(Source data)

================================

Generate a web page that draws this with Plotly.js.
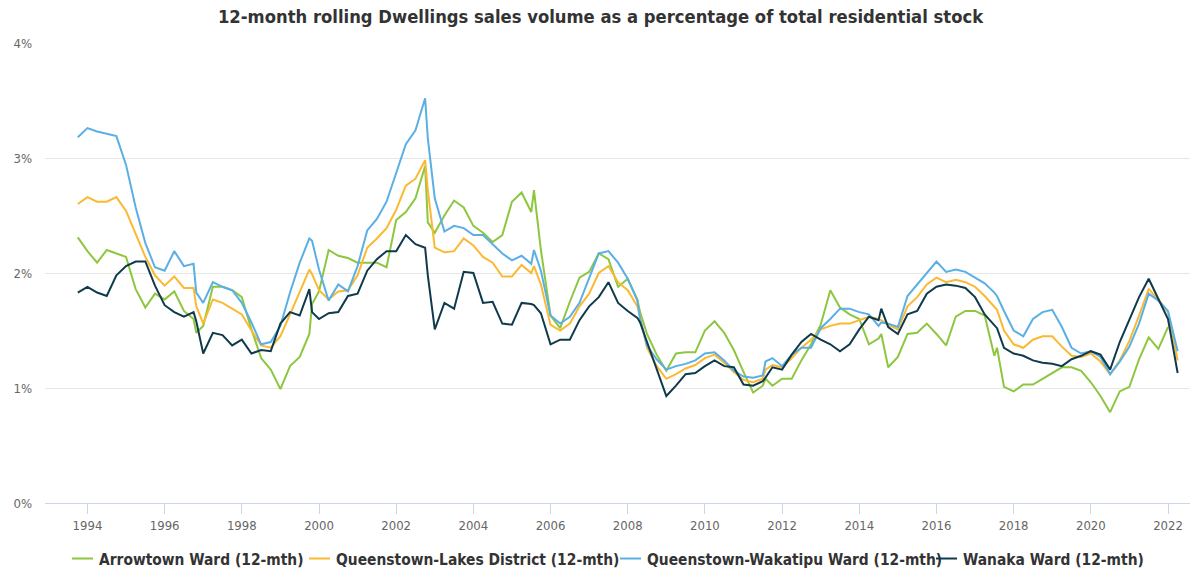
<!DOCTYPE html>
<html><head><meta charset="utf-8">
<script src="https://cdn.plot.ly/plotly-3.0.1.min.js"></script>
<style>html,body{margin:0;padding:0;background:#fff}#chart{width:1193px;height:569px}</style>
</head><body><div id="chart"></div>
<script>
// ---- data ----
const startYear = 1993.75;          // first quarter (Sep 1993)
const nQuarters = 115;
const revalQuarters = [12,24,36,47,58,71,83,95]; // quarters with a second reading
const tickYears = [1994,1996,1998,2000,2002,2004,2006,2008,2010,2012,2014,2016,2018,2020,2022];
const seriesNames = ['Arrowtown Ward (12-mth)','Queenstown-Lakes District (12-mth)','Queenstown-Wakatipu Ward (12-mth)','Wanaka Ward (12-mth)'];

const arrowtown = [2.31,
 2.19,2.09,2.20,2.17, 2.14,1.86,1.70,1.82, 1.77,1.84,1.67,1.60,1.48,
 1.54,1.88,1.88,1.85, 1.79,1.51,1.26,1.16, 0.99,1.19,1.27,1.47,1.73,
 1.84,2.20,2.15,2.13, 2.09,2.09,2.09,2.05, 2.46,2.53,2.65,2.93,2.44,
 2.35,2.50,2.63,2.57, 2.41,2.35,2.27,2.33, 2.62,2.70,2.53,2.72,2.20,
 1.63,1.52,1.75,1.96, 2.01,2.17,2.12,1.88, 1.95,1.77,1.66,1.47,1.29,
 1.15,1.30,1.31,1.31, 1.50,1.58,1.48,1.33, 1.14,0.96,1.02,1.08,1.02,
 1.08,1.08,1.24,1.38, 1.55,1.85,1.70,1.64, 1.60,1.38,1.43,1.47,1.18,
 1.27,1.47,1.48,1.56, 1.47,1.37,1.62,1.67, 1.67,1.63,1.28,1.35,1.01,
 0.97,1.03,1.03,1.08, 1.13,1.18,1.18,1.15, 1.05,0.93,0.79,0.97,
 1.01,1.25,1.44,1.34, 1.53,null];

const queenstownLakes = [2.60,
 2.66,2.62,2.62,2.66, 2.54,2.34,2.14,1.98, 1.89,1.97,1.87,1.87,1.71,
 1.56,1.77,1.74,1.69, 1.64,1.50,1.37,1.35, 1.45,1.64,1.83,2.03,1.99,
 1.85,1.77,1.84,1.85, 1.98,2.22,2.30,2.39, 2.55,2.76,2.82,2.98,2.72,
 2.22,2.18,2.19,2.30, 2.24,2.14,2.09,1.97, 1.97,2.07,2.00,2.06,1.90,
 1.55,1.50,1.56,1.71, 1.82,2.00,2.06,1.92, 1.85,1.71,1.62,1.35,1.19,
 1.08,1.12,1.17,1.20, 1.26,1.29,1.22,1.14, 1.07,1.05,1.08,1.16,1.20,
 1.18,1.26,1.35,1.42, 1.51,1.54,1.56,1.56, 1.59,1.62,1.60,1.59,1.55,
 1.51,1.71,1.79,1.90, 1.96,1.92,1.94,1.92, 1.88,1.80,1.70,1.68,1.50,
 1.38,1.35,1.42,1.45, 1.45,1.36,1.28,1.27, 1.30,1.23,1.12,1.24,
 1.41,1.63,1.86,1.77, 1.66,1.24];

const wakatipu = [3.18,
 3.26,3.23,3.21,3.19, 2.94,2.57,2.26,2.05, 2.02,2.19,2.06,2.08,1.83,
 1.74,1.92,1.88,1.85, 1.74,1.57,1.38,1.40, 1.54,1.83,2.09,2.30,2.28,
 2.03,1.76,1.90,1.84, 2.06,2.37,2.47,2.62, 2.87,3.12,3.24,3.52,3.17,
 2.65,2.36,2.41,2.39, 2.33,2.33,2.25,2.17, 2.11,2.15,2.08,2.20,2.02,
 1.63,1.56,1.62,1.74, 1.95,2.17,2.19,2.09, 1.95,1.76,1.60,1.37,1.25,
 1.16,1.19,1.21,1.24, 1.30,1.31,1.24,1.15, 1.10,1.09,1.11,1.23,1.26,
 1.19,1.29,1.35,1.35, 1.52,1.60,1.69,1.69, 1.66,1.64,1.54,1.57,1.56,
 1.53,1.80,1.90,2.01, 2.10,2.01,2.03,2.01, 1.96,1.91,1.83,1.80,1.67,
 1.50,1.45,1.60,1.66, 1.68,1.53,1.35,1.30, 1.32,1.27,1.12,1.23,
 1.36,1.56,1.82,1.76, 1.67,1.32];

const wanaka = [1.83,
 1.88,1.83,1.80,1.98, 2.06,2.10,2.10,1.89, 1.72,1.66,1.62,1.66,1.58,
 1.30,1.48,1.46,1.37, 1.42,1.30,1.33,1.32, 1.56,1.66,1.63,1.86,1.66,
 1.60,1.65,1.66,1.80, 1.82,2.02,2.12,2.19, 2.19,2.33,2.25,2.22,1.98,
 1.51,1.74,1.69,2.01, 2.00,1.74,1.75,1.56, 1.55,1.74,1.73,1.72,1.65,
 1.38,1.42,1.42,1.59, 1.71,1.79,1.92,1.74, 1.67,1.61,1.57,1.40,1.16,
 0.93,1.02,1.12,1.13, 1.19,1.24,1.19,1.18, 1.03,1.02,1.06,1.09,1.18,
 1.16,1.29,1.40,1.47, 1.42,1.38,1.32,1.38, 1.51,1.62,1.59,1.69,1.53,
 1.47,1.64,1.67,1.82, 1.88,1.90,1.89,1.87, 1.79,1.64,1.55,1.52,1.35,
 1.30,1.28,1.24,1.22, 1.21,1.19,1.25,1.28, 1.32,1.29,1.16,1.40,
 1.60,1.79,1.95,1.77, 1.60,1.13];

const colors = ['#8dc63f','#fbb931','#5aafe5','#0f3a4c'];

// ---- period axis (quarters, with a second reading at revaluation quarters) ----
const periods = [];
for (let i = 0; i < nQuarters; i++) {
  const t = startYear + 0.25 * i;
  periods.push(t);
  if (revalQuarters.includes(i)) periods.push(t + 0.07);
}

const FONT = '"DejaVu Sans Condensed", "DejaVu Sans", sans-serif';
const series = [arrowtown, queenstownLakes, wakatipu, wanaka];
const traces = series.map((ys, k) => ({
  type: 'scatter', mode: 'lines', x: periods, y: ys, name: seriesNames[k],
  line: {color: colors[k], width: 2}, hoverinfo: 'skip', connectgaps: false
}));

const layout = {
  width: 1193, height: 569,
  margin: {l: 45, r: 3, t: 43, b: 66},
  paper_bgcolor: '#ffffff', plot_bgcolor: '#ffffff',
  font: {family: FONT, color: '#666666'},
  title: {text: '12-month rolling Dwellings sales volume as a percentage of total residential stock',
    font: {family: FONT, size: 18.25, color: '#333333', weight: 'bold'},
    xref: 'container', x: 600.5/1193, xanchor: 'center', yref: 'container', y: 1 - 17/569, yanchor: 'middle'},
  xaxis: {range: [1992.9, 2022.57], tickvals: tickYears, ticktext: tickYears.map(String),
    ticks: 'outside', ticklen: 10, tickcolor: '#ccd6eb', showgrid: false, showline: true,
    linecolor: '#ccd6eb', linewidth: 1, zeroline: false, tickfont: {family: FONT, size: 13, color: '#666666'}},
  yaxis: {range: [0, 4], tickvals: [0,1,2,3,4], ticktext: ['0%','1%','2%','3%','4%'],
    showgrid: true, gridcolor: '#e6e6e6', gridwidth: 1, zeroline: false, ticks: '', showline: false,
    ticklabelstandoff: 12, tickfont: {family: FONT, size: 13, color: '#666666'}},
  legend: {orientation: 'h', xref: 'container', x: 609/1193, xanchor: 'center',
    yref: 'container', y: 1 - 559/569, yanchor: 'middle',
    font: {family: FONT, size: 15.4, color: '#333333', weight: 'bold'}},
  showlegend: true
};

// legend layout (text start of each entry, px) and short line symbols as in the reference
const legendTextStarts = [99, 336, 647, 963];

Plotly.newPlot('chart', traces, layout, {displayModeBar: false, staticPlot: true}).then(gd => {
  const items = gd.querySelectorAll('.legend .traces');
  items.forEach((g, k) => {
    const line = g.querySelector('.legendlines path');
    if (line) line.setAttribute('d', 'M13,0h21');
    const txt = g.querySelector('.legendtext');
    if (!txt || legendTextStarts[k] === undefined) return;
    const left = txt.getBoundingClientRect().left;
    const m = /translate\(\s*([-\d.]+)[ ,]+([-\d.]+)\s*\)/.exec(g.getAttribute('transform') || '');
    if (!m) return;
    const nx = parseFloat(m[1]) + (legendTextStarts[k] - left);
    g.setAttribute('transform', `translate(${nx},${m[2]})`);
  });
});
</script></body></html>
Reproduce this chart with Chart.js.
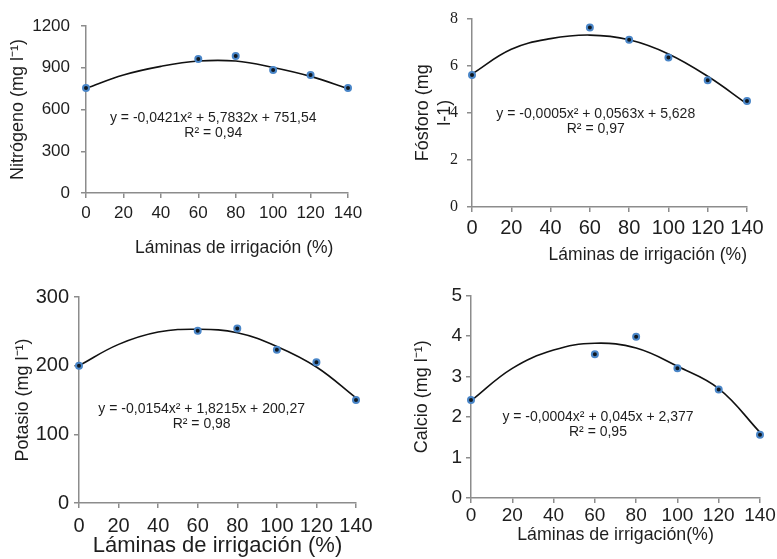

================================

Begin at the first line of the material and copy each line exactly through the one containing "1.41,1.63,1.86,1.77, 1.66,1.24];". Omit pictures.

FULL OUTPUT:
Generate a web page that draws this with Plotly.js.
<!DOCTYPE html>
<html><head><meta charset="utf-8">
<script src="https://cdn.plot.ly/plotly-3.0.1.min.js"></script>
<style>html,body{margin:0;padding:0;background:#fff}#chart{width:1193px;height:569px}</style>
</head><body><div id="chart"></div>
<script>
// ---- data ----
const startYear = 1993.75;          // first quarter (Sep 1993)
const nQuarters = 115;
const revalQuarters = [12,24,36,47,58,71,83,95]; // quarters with a second reading
const tickYears = [1994,1996,1998,2000,2002,2004,2006,2008,2010,2012,2014,2016,2018,2020,2022];
const seriesNames = ['Arrowtown Ward (12-mth)','Queenstown-Lakes District (12-mth)','Queenstown-Wakatipu Ward (12-mth)','Wanaka Ward (12-mth)'];

const arrowtown = [2.31,
 2.19,2.09,2.20,2.17, 2.14,1.86,1.70,1.82, 1.77,1.84,1.67,1.60,1.48,
 1.54,1.88,1.88,1.85, 1.79,1.51,1.26,1.16, 0.99,1.19,1.27,1.47,1.73,
 1.84,2.20,2.15,2.13, 2.09,2.09,2.09,2.05, 2.46,2.53,2.65,2.93,2.44,
 2.35,2.50,2.63,2.57, 2.41,2.35,2.27,2.33, 2.62,2.70,2.53,2.72,2.20,
 1.63,1.52,1.75,1.96, 2.01,2.17,2.12,1.88, 1.95,1.77,1.66,1.47,1.29,
 1.15,1.30,1.31,1.31, 1.50,1.58,1.48,1.33, 1.14,0.96,1.02,1.08,1.02,
 1.08,1.08,1.24,1.38, 1.55,1.85,1.70,1.64, 1.60,1.38,1.43,1.47,1.18,
 1.27,1.47,1.48,1.56, 1.47,1.37,1.62,1.67, 1.67,1.63,1.28,1.35,1.01,
 0.97,1.03,1.03,1.08, 1.13,1.18,1.18,1.15, 1.05,0.93,0.79,0.97,
 1.01,1.25,1.44,1.34, 1.53,null];

const queenstownLakes = [2.60,
 2.66,2.62,2.62,2.66, 2.54,2.34,2.14,1.98, 1.89,1.97,1.87,1.87,1.71,
 1.56,1.77,1.74,1.69, 1.64,1.50,1.37,1.35, 1.45,1.64,1.83,2.03,1.99,
 1.85,1.77,1.84,1.85, 1.98,2.22,2.30,2.39, 2.55,2.76,2.82,2.98,2.72,
 2.22,2.18,2.19,2.30, 2.24,2.14,2.09,1.97, 1.97,2.07,2.00,2.06,1.90,
 1.55,1.50,1.56,1.71, 1.82,2.00,2.06,1.92, 1.85,1.71,1.62,1.35,1.19,
 1.08,1.12,1.17,1.20, 1.26,1.29,1.22,1.14, 1.07,1.05,1.08,1.16,1.20,
 1.18,1.26,1.35,1.42, 1.51,1.54,1.56,1.56, 1.59,1.62,1.60,1.59,1.55,
 1.51,1.71,1.79,1.90, 1.96,1.92,1.94,1.92, 1.88,1.80,1.70,1.68,1.50,
 1.38,1.35,1.42,1.45, 1.45,1.36,1.28,1.27, 1.30,1.23,1.12,1.24,
 1.41,1.63,1.86,1.77, 1.66,1.24];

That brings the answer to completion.